— Start —
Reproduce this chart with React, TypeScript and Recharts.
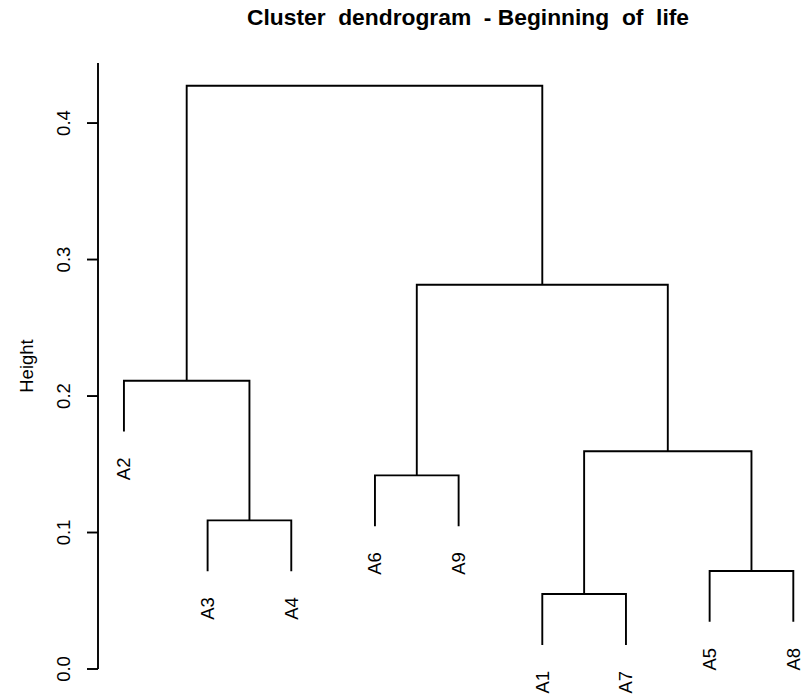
import React from 'react';
import { ComposedChart, Line, Scatter, XAxis, YAxis } from 'recharts';

// leaves in plotting order, left to right
const leafOrder = ['A2', 'A3', 'A4', 'A6', 'A9', 'A1', 'A7', 'A5', 'A8'];

// merge steps (hclust style): m1..m8
const mergeLeft = ['A1', 'A5', 'A3', 'A6', 'm1', 'A2', 'm4', 'm6'];
const mergeRight = ['A7', 'A8', 'A4', 'A9', 'm2', 'm3', 'm5', 'm7'];
const mergeHeight = [0.0549, 0.0718, 0.1089, 0.1419, 0.1595, 0.2112, 0.2815, 0.4273];

const yTicks = [0, 0.1, 0.2, 0.3, 0.4];

const FONT = '"Liberation Sans", Arial, Helvetica, sans-serif';

// leaves hang 10% of the height range below their parent
const hang = 0.1 * (Math.max(...mergeHeight) - Math.min(...mergeHeight));

type Node = { x: number; y: number };
const nodes: Record<string, Node> = {};
leafOrder.forEach((name, i) => {
  nodes[name] = { x: i + 1, y: NaN };
});
mergeLeft.forEach((l, i) => {
  const r = mergeRight[i];
  const h = mergeHeight[i];
  [l, r].forEach((c) => {
    if (isNaN(nodes[c].y)) nodes[c].y = h - hang;
  });
  nodes['m' + (i + 1)] = { x: (nodes[l].x + nodes[r].x) / 2, y: h };
});

const links = mergeLeft.map((l, i) => {
  const r = mergeRight[i];
  const h = mergeHeight[i];
  return [
    { x: nodes[l].x, y: nodes[l].y },
    { x: nodes[l].x, y: h },
    { x: nodes[r].x, y: h },
    { x: nodes[r].x, y: nodes[r].y },
  ];
});

const leafPoints = leafOrder.map((name) => ({ x: nodes[name].x, y: nodes[name].y, name }));

const YTick = (props: any) => {
  const { x, y, payload } = props;
  return (
    <text
      x={x}
      y={y}
      transform={`rotate(-90 ${x} ${y})`}
      textAnchor="middle"
      fontSize={18.5}
      fontFamily={FONT}
      fill="#000"
    >
      {payload.value.toFixed(1)}
    </text>
  );
};

const LeafLabel = (props: any) => {
  const { cx, cy, payload } = props;
  const lx = cx + 6.5;
  const ly = cy + 26;
  return (
    <text
      x={lx}
      y={ly}
      transform={`rotate(-90 ${lx} ${ly})`}
      textAnchor="end"
      fontSize={18.5}
      fontFamily={FONT}
      fill="#000"
    >
      {payload.name}
    </text>
  );
};

export default function App() {
  return (
    <div style={{ position: 'absolute', left: 0, top: 0, width: 804, height: 698, background: '#fff' }}>
      <ComposedChart width={804} height={698} margin={{ top: 63, right: 4, bottom: 29, left: 0 }}>
        <XAxis dataKey="x" type="number" domain={[0.69, 9.08]} hide />
        <YAxis
          type="number"
          domain={[0, 0.444]}
          ticks={yTicks}
          width={98}
          tickSize={11}
          tickMargin={17}
          axisLine={{ stroke: '#000', strokeWidth: 1.9 }}
          tickLine={{ stroke: '#000', strokeWidth: 1.9 }}
          tick={<YTick />}
        />
        {links.map((d, i) => (
          <Line
            key={i}
            data={d}
            dataKey="y"
            type="linear"
            stroke="#000"
            strokeWidth={1.9}
            dot={false}
            activeDot={false}
            isAnimationActive={false}
          />
        ))}
        <Scatter data={leafPoints} dataKey="y" shape={<LeafLabel />} isAnimationActive={false} />
      </ComposedChart>
      <svg width={804} height={698} style={{ position: 'absolute', left: 0, top: 0, pointerEvents: 'none' }}>
        <text
          x={468}
          y={25}
          textAnchor="middle"
          fontSize={22.8}
          fontWeight="bold"
          fontFamily={FONT}
          style={{ whiteSpace: 'pre' }}
        >
          {'Cluster  dendrogram  - Beginning  of  life'}
        </text>
        <text
          x={33}
          y={366}
          transform="rotate(-90 33 366)"
          textAnchor="middle"
          fontSize={18.5}
          fontFamily={FONT}
        >
          Height
        </text>
      </svg>
    </div>
  );
}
— End —
▶ **Task brief**
Quote, please, every line of the material above from its start through the line that has "const yTicks = [0, 0.1, 0.2, 0.3, 0.4];", reproducing the words exactly and dropping any images.

▶ **The result**
Reproduce this chart with React, TypeScript and Recharts.
import React from 'react';
import { ComposedChart, Line, Scatter, XAxis, YAxis } from 'recharts';

// leaves in plotting order, left to right
const leafOrder = ['A2', 'A3', 'A4', 'A6', 'A9', 'A1', 'A7', 'A5', 'A8'];

// merge steps (hclust style): m1..m8
const mergeLeft = ['A1', 'A5', 'A3', 'A6', 'm1', 'A2', 'm4', 'm6'];
const mergeRight = ['A7', 'A8', 'A4', 'A9', 'm2', 'm3', 'm5', 'm7'];
const mergeHeight = [0.0549, 0.0718, 0.1089, 0.1419, 0.1595, 0.2112, 0.2815, 0.4273];

const yTicks = [0, 0.1, 0.2, 0.3, 0.4];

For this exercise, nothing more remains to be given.